Are cash transfers more effective than government services in adressing poverty? If you do settle on cash transfers, should they cover a large part of the population in the form of a basic income grant? Or should such transfers be targeted at specifically vulnerable groups? And what conditions should be attached to such transfers  apart from a means test (every doesn’t even agree that means tests are a good ideas)? Should cash transfers be conditional on some ‘good behaviour’ such as sending your children to school (such as in Oportunidades in Mexico) or are such conditions unnecessary red tape separating cash from people that really need it? These and other similar questions continue to spice efforts to assist the poor and vulnerable.

The NREGA scheme in India is very much at the forefront of these debates. In a recent article Sowmya Kidambi and Aruna Roy of the MKSS argued that the complexities of conditional cash transfers make them more vulnerable to corruption than unconditional entitlements such as the NREGA. They also argue that there are important ideological difference between what they call a ‘cash dole’ and a scheme such as the NREGA that is based on the right to work. Read their article here.

A recent paper by the International Poverty Center paints a familiar picture of unemployment in Kenya. Like many countries in Africa  under and undemployment is higher in rural than in urban areas; more women are affected by these phenomena than men; and the young and old working-age workers are more affected than the rest of the work force.

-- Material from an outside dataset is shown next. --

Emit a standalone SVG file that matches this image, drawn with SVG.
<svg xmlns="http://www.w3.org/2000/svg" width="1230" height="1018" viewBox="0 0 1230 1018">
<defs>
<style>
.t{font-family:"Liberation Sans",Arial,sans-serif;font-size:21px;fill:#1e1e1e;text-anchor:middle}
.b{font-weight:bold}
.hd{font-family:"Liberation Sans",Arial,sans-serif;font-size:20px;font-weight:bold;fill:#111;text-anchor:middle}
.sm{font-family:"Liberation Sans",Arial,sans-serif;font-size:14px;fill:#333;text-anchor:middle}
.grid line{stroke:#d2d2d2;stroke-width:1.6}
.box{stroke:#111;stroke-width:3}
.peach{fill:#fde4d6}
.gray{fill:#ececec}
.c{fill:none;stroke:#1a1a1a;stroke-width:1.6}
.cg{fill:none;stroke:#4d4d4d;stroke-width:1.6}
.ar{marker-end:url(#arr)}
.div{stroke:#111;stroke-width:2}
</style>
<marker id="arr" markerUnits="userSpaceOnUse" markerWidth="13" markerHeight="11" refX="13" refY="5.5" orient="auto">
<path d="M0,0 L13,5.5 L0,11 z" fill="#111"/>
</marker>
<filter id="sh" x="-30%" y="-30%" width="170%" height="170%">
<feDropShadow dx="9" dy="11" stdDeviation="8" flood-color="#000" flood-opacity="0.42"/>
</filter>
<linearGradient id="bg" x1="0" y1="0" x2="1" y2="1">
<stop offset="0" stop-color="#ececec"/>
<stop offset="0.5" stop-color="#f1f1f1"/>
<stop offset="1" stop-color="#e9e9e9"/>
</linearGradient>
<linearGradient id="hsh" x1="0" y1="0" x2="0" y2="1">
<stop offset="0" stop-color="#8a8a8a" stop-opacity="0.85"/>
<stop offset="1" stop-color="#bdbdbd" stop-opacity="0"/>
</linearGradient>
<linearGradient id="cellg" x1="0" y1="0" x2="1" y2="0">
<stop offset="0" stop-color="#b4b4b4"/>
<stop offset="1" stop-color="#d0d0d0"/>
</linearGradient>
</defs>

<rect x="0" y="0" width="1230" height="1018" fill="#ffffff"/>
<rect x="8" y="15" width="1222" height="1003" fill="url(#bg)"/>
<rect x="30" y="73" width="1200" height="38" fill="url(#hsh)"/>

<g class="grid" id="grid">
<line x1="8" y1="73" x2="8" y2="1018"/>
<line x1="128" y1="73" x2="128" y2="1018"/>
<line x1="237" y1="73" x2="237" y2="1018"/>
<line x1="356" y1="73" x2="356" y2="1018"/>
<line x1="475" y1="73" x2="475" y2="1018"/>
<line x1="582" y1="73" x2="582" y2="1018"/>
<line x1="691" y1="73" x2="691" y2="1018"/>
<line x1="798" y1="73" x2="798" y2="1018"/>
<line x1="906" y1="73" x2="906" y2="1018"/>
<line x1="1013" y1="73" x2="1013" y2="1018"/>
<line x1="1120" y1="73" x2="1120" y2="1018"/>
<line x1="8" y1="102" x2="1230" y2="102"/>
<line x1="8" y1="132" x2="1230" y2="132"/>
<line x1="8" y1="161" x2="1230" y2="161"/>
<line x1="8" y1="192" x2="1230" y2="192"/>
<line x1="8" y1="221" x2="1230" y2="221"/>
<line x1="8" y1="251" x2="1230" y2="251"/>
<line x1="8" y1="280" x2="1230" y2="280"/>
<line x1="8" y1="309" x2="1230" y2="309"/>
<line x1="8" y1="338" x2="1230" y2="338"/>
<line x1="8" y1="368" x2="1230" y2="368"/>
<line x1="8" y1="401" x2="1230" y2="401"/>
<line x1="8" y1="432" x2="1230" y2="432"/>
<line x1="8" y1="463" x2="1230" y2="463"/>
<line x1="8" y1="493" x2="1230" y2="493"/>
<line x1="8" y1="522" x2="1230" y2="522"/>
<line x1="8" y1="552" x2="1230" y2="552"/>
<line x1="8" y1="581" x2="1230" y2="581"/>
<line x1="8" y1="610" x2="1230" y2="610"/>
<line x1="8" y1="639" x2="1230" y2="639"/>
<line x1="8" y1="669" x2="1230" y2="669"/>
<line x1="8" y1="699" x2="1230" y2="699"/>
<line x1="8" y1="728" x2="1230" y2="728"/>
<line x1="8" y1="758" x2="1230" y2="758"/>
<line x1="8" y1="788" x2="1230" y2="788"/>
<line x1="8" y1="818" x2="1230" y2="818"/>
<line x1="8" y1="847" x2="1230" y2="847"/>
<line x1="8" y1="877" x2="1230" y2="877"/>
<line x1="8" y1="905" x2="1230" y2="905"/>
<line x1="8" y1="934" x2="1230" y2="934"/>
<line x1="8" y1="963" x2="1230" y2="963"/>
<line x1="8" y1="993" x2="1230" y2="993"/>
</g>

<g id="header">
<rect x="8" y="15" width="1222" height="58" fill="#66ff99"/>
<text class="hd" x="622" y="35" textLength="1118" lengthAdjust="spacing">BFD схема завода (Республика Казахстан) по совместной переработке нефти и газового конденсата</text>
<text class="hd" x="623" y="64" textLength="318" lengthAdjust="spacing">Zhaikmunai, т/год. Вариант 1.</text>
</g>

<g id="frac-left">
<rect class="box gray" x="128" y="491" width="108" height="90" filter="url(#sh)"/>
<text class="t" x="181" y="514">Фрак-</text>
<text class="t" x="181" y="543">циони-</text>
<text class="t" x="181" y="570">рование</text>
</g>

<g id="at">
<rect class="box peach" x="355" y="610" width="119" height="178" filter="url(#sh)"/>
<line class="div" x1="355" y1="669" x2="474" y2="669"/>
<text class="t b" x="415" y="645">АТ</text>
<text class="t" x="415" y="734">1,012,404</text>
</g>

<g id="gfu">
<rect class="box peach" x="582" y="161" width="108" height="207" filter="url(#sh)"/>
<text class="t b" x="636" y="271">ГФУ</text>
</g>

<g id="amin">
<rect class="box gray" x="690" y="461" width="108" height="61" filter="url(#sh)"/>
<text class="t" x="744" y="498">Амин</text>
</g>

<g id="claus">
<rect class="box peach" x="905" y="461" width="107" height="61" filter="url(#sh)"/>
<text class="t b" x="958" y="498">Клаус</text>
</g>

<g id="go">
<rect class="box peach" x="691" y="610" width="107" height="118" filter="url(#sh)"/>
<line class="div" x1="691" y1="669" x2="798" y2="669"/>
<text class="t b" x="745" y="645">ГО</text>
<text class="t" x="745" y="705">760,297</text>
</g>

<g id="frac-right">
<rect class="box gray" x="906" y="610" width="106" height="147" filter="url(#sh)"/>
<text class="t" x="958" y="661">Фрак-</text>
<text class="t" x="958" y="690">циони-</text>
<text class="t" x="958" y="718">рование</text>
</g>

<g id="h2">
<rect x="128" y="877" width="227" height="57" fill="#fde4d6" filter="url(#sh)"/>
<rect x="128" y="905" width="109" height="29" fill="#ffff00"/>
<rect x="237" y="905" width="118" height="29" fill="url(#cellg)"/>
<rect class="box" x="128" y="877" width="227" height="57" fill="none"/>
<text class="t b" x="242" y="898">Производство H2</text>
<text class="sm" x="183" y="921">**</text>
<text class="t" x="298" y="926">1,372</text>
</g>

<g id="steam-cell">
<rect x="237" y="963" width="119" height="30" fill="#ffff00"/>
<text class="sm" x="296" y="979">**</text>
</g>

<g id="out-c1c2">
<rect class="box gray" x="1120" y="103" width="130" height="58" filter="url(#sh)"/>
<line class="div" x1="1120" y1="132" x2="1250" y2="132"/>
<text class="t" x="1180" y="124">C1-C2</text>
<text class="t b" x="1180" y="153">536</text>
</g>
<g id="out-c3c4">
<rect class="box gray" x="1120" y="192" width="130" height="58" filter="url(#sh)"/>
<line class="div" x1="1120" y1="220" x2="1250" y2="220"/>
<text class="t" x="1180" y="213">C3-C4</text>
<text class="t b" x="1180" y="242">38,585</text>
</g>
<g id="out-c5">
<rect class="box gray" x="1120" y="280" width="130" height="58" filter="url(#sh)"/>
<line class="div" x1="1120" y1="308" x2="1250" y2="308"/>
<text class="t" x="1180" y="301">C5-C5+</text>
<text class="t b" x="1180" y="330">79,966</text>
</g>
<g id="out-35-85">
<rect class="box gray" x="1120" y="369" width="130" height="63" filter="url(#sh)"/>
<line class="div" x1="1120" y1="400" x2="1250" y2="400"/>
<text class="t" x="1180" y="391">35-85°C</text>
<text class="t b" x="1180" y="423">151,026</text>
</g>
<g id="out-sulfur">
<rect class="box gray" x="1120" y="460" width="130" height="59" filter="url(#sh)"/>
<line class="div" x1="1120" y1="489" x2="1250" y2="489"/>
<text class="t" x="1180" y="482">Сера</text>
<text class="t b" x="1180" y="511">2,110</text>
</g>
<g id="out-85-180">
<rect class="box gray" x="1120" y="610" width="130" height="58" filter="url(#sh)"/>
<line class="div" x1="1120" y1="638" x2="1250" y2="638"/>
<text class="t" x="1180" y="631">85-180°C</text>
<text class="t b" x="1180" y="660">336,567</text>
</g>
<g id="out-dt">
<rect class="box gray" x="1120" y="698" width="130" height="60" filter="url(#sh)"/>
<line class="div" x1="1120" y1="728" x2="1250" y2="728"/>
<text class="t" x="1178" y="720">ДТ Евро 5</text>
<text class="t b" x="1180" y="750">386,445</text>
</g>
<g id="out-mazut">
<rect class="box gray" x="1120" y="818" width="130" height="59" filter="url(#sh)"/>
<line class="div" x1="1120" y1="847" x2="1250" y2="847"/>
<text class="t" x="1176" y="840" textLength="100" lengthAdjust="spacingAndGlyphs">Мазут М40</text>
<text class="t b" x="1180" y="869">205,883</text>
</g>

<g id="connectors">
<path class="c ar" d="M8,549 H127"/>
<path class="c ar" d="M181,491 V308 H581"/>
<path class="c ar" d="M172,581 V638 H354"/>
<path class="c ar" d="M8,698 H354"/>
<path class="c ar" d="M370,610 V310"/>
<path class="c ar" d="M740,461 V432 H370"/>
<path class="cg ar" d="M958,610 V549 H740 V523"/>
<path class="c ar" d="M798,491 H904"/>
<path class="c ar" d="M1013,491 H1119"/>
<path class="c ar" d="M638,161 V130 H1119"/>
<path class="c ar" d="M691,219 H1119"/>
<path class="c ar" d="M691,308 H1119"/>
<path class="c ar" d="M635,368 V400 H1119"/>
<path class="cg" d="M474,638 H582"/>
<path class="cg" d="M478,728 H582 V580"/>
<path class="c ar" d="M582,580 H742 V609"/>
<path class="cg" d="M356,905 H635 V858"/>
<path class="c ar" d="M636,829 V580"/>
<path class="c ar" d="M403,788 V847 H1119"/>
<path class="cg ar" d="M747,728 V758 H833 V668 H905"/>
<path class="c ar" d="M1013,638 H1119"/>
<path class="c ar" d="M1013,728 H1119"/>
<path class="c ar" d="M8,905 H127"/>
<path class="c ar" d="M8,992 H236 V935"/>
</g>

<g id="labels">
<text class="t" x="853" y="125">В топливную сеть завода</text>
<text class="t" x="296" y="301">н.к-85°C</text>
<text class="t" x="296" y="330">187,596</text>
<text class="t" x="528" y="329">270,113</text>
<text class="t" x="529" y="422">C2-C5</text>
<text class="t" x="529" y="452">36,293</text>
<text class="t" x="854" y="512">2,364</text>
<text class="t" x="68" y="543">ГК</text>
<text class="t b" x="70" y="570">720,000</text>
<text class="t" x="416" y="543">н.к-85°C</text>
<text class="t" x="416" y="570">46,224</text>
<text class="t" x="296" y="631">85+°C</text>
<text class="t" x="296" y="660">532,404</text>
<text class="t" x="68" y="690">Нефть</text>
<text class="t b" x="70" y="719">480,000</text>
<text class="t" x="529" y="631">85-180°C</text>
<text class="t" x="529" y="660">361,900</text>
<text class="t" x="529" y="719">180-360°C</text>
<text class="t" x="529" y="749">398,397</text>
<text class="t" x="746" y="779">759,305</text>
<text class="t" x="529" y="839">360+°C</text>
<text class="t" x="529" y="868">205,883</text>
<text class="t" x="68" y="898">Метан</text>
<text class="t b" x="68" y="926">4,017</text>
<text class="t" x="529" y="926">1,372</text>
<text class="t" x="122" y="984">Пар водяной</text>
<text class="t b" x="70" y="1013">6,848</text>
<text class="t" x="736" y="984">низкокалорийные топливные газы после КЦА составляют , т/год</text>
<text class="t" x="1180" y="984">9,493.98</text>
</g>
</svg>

Eduardo Zebeda’s paper Addressing the Employment-Poverty Nexus in Kenya compares the effectiveness of a job-creation and a cash-transfer programme in alleviating the failures of the Kenyan labour market. He finds that cash-transfers are very effective in rural areas because of the high dependency ratio. He also finds that well designed job-creation programs are more effective in reaching extremely poor people in urban areas. They have the added advantage of creating local infrastructure.

However in the end Zebeda finds that a tertiary qualification and employment in the formal sector are the most important determinants of household income. In the long run, therefore, only the creation of formal sector employment and more and better tertiary education will provide a check on poverty in Kenya.